Hello everyone, here's a picture of an Irish tea cake which I've just made, it's fat free and low sugar. There are many regional variations. It was also often made for Halloween so now is an appropriate time for it. With a traditional brack the dried fruit is soaked in the sugar but the Yorkshire tea bread similar recipe adds the sugar to the flour mix and this is what I've done with this one so the sugar and fructose are not all combined. I make them both ways and what this recipe taught me was how to make dried fruit softer sweeter etc for a normal fruit cake. What I do is soak the fruit overnight if I want to make one first thing or for at least 2 hours and I added a teaspoon of honey to the fruit plus some mixed spice just to give the fruit slightly more flavour. I'd liked to have shown a slice as well but as we only have the facility for one I chose the whole cake as it shows how big it is, how well it rises and you can see the fruit does not sink and this cake has only 55g of sugar. Obviously you can use ordinary flour instead as in the original recipe.
Here's the recipe:
350ml tea
300g dried fruit sultanas, raisins and currants
280g of Gluten free flour I used Doves farm (either S/R or plain and add 1 tea spoon baking powder)

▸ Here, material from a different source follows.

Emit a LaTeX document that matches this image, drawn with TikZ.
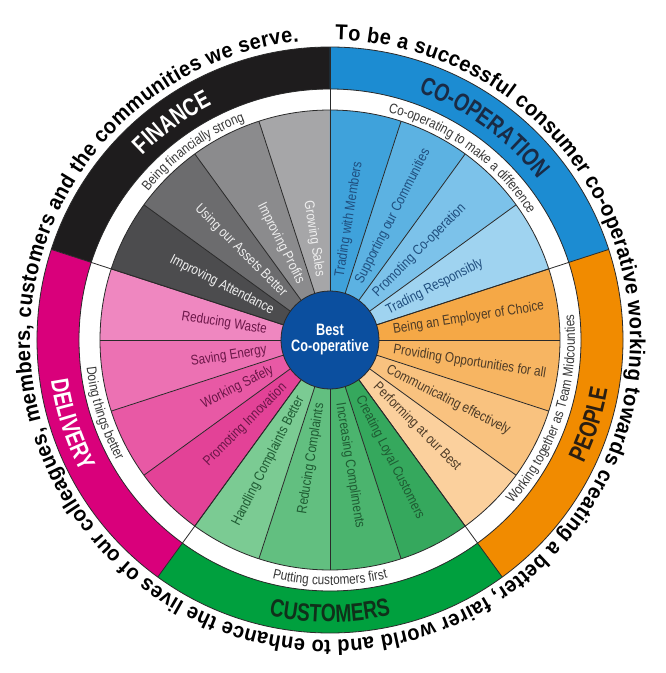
\documentclass[tikz,border=0pt]{standalone}
\usepackage{fontspec}
\setmainfont{Liberation Sans}
\newfontfamily\condreg[FakeStretch=0.84]{Liberation Sans}
\newfontfamily\condbld[FakeStretch=0.77]{Liberation Sans Bold}
\newfontfamily\mottobld[FakeStretch=0.93]{Liberation Sans Bold}
\usetikzlibrary{decorations.text}
\newcommand\segfnt{\condreg\fontsize{14pt}{16pt}\selectfont}
\newcommand\bandfnt{\condbld\fontsize{25pt}{25pt}\selectfont}
\newcommand\mottofnt{\mottobld\fontsize{21.5pt}{21.5pt}\selectfont}
\newcommand\ctrfnt{\condbld\fontsize{16.5pt}{16pt}\selectfont}
\definecolor{finband}{HTML}{1E1C1D}
\definecolor{gsC}{HTML}{A6A6A8}
\definecolor{ipC}{HTML}{8B8B8D}
\definecolor{uaC}{HTML}{6C6C6E}
\definecolor{iaC}{HTML}{4C4C4E}
\definecolor{coband}{HTML}{1C8CD2}
\definecolor{tmC}{HTML}{3FA2DB}
\definecolor{scC}{HTML}{5CB2E2}
\definecolor{pcC}{HTML}{7CC2EA}
\definecolor{trC}{HTML}{9FD3F0}
\definecolor{peband}{HTML}{F18B00}
\definecolor{beC}{HTML}{F5A846}
\definecolor{poC}{HTML}{F7B562}
\definecolor{ceC}{HTML}{F9C27F}
\definecolor{pbC}{HTML}{FBD09D}
\definecolor{cuband}{HTML}{00A03E}
\definecolor{hcC}{HTML}{7BCB93}
\definecolor{rcC}{HTML}{62BF80}
\definecolor{icC}{HTML}{4BB46E}
\definecolor{clC}{HTML}{35A85D}
\definecolor{deband}{HTML}{D9007B}
\definecolor{rwC}{HTML}{EF87C0}
\definecolor{seC}{HTML}{EC71B3}
\definecolor{wsC}{HTML}{E859A5}
\definecolor{piC}{HTML}{E34297}
\definecolor{ctrC}{HTML}{0B4F9F}
\definecolor{lineC}{HTML}{2A2A2A}
\definecolor{finT}{HTML}{EFEFEF}
\definecolor{coT}{HTML}{1F4E7E}
\definecolor{peT}{HTML}{4D3B27}
\definecolor{cuT}{HTML}{1E5B32}
\definecolor{deT}{HTML}{6B1648}
\definecolor{ringT}{HTML}{383838}
\definecolor{coBT}{HTML}{1A2B45}
\definecolor{peBT}{HTML}{2A1E12}
\definecolor{cuBT}{HTML}{10301A}
\begin{document}
\begin{tikzpicture}[x=1pt,y=1pt,
  segline/.style={draw=lineC, line width=0.8pt},
  segtext/.style={font=\segfnt, inner sep=0pt},
  rtext/.style={segtext, anchor=west},
  ltext/.style={segtext, anchor=east}]
\useasboundingbox (-330,-333) rectangle (336,340);
\fill[white] (-330,-333) rectangle (336,340);
% inner segments
\foreach \a/\fc in {99/gsC,117/ipC,135/uaC,153/iaC,81/tmC,63/scC,45/pcC,27/trC,
  9/beC,-9/poC,-27/ceC,-45/pbC,-63/clC,-81/icC,-99/rcC,-117/hcC,
  225/piC,207/wsC,189/seC,171/rwC}{
  \fill[\fc] (0,0) -- ({\a-9}:230pt) arc[start angle={\a-9}, end angle={\a+9}, radius=230pt] -- cycle;
}
\foreach \a in {0,18,...,342}{\draw[segline] (0,0) -- (\a:230pt);}
% outer bands
\foreach \s/\e/\fc in {90/162/finband,18/90/coband,-54/18/peband,234/306/cuband,162/234/deband}{
  \fill[\fc] (\s:251pt) arc[start angle=\s, end angle=\e, radius=251pt] -- (\e:293pt)
    arc[start angle=\e, end angle=\s, radius=293pt] -- cycle;
}
\draw[segline] (0,0) circle[radius=230pt];
\draw[segline] (0,0) circle[radius=251pt];
\draw[segline] (0,0) circle[radius=293pt];
\foreach \a in {18,90,162,234,306}{\draw[segline] (\a:45pt) -- (\a:293pt);}
% centre
\node[circle, fill=ctrC, draw=lineC, line width=0.8pt, minimum size=98pt, inner sep=0pt,
  text=white, font=\ctrfnt, align=center] (ctr) at (0,0) {Best\\Co-operative};
% segment labels, right half
\foreach \a/\tc/\t [count=\i] in {81/coT/Trading with Members,63/coT/Supporting our Communities,
  45/coT/Promoting Co-operation,27/coT/Trading Responsibly,
  9/peT/Being an Employer of Choice,-9/peT/Providing Opportunities for all,
  -27/peT/Communicating effectively,-45/peT/Performing at our Best,
  -63/cuT/Creating Loyal Customers,-81/cuT/Increasing Compliments}{
  \node[rtext, text=\tc, rotate=\a] (segR\i) at (\a:64pt) {\t};
}
% segment labels, left half
\foreach \a/\tc/\t [count=\i] in {99/finT/Growing Sales,117/finT/Improving Profits,
  135/finT/Using our Assets Better,153/finT/Improving Attendance,
  171/deT/Reducing Waste,189/deT/Saving Energy,207/deT/Working Safely,225/deT/Promoting Innovation,
  243/cuT/Handling Complaints Better,261/cuT/Reducing Complaints}{
  \node[ltext, text=\tc, rotate={\a-180}] (segL\i) at (\a:64pt) {\t};
}
% white ring labels
\path[decorate, decoration={text along path, text color=ringT, text align=center,
  text={|\segfnt|Being financially strong}}]
  (165:235pt) arc[start angle=165, end angle=87, radius=235pt];
\path[decorate, decoration={text along path, text color=ringT, text align=center,
  text={|\segfnt|Co-operating to make a difference}}]
  (93:235pt) arc[start angle=93, end angle=15, radius=235pt];
\path[decorate, decoration={text along path, text color=ringT, text align=center,
  text={|\segfnt|Working together as Team Midcounties}}]
  (-57:245pt) arc[start angle=-57, end angle=21, radius=245pt];
\path[decorate, decoration={text along path, text color=ringT, text align=center,
  text={|\segfnt|Putting customers first}}]
  (231:245pt) arc[start angle=231, end angle=309, radius=245pt];
\path[decorate, decoration={text along path, text color=ringT, text align=center,
  text={|\segfnt|Doing things better}}]
  (159:245pt) arc[start angle=159, end angle=237, radius=245pt];
% band labels
\path[decorate, decoration={text along path, text color=white, text align=center,
  text={|\bandfnt|FINANCE}}]
  (162:263pt) arc[start angle=162, end angle=90, radius=263pt];
\path[decorate, decoration={text along path, text color=coBT, text align=center,
  text={|\bandfnt|CO-OPERATION}}]
  (90:263pt) arc[start angle=90, end angle=18, radius=263pt];
\path[decorate, decoration={text along path, text color=peBT, text align=center,
  text={|\bandfnt|PEOPLE}}]
  (-54:282pt) arc[start angle=-54, end angle=18, radius=282pt];
\path[decorate, decoration={text along path, text color=cuBT, text align=center,
  text={|\bandfnt|CUSTOMERS}}]
  (234:282pt) arc[start angle=234, end angle=306, radius=282pt];
\path[decorate, decoration={text along path, text color=white, text align=center,
  text={|\bandfnt|DELIVERY}}]
  (162:282pt) arc[start angle=162, end angle=234, radius=282pt];
% motto
\path[decorate, decoration={text along path, text color=black, text align=fit to path,
  text={|\mottofnt|To be a successful consumer co-operative working towards creating a better, fairer world and to enhance the lives of our colleagues, members, customers and the communities we serve.}}]
  (89:300pt) arc[start angle=89, end angle=-264, radius=300pt];
\end{tikzpicture}
\end{document}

1 Bramley apple diced, peeled and cored
1 egg
1 tea spoon runny honey
55g brown sugar
1 tea spoon mixed spice
Method:
Add boiling water to a couple of good quality tea bags add the tea spoon of honey add little mixed spice and leave to infuse, remove tea bags and add to the dried fruit and leave for at least 2 hours
Put the flour in a food processor and add all the other ingredients and whiz up into a thick batter if it is more like dough add a little more water so it is a thick batter, spread the mix into a greased 20cm cake tin, cover with tin foil and bake 150C for approx 90 mins until it is cooked through. I usually check it with a skewer after about 75 mins and remove the tin foil for the final 15 mins. I've a 20 cm tin with a clip and removable bottom so you just undo the clip when you take it out of the oven and leave it to cool. You can spread butter on it but I like it as it is. The original recipe calls for more sugar (75g) but this is just perfect for my taste buds as somethings are too sweet for me. The apple is also optional but they're in season now and I love cooked apples.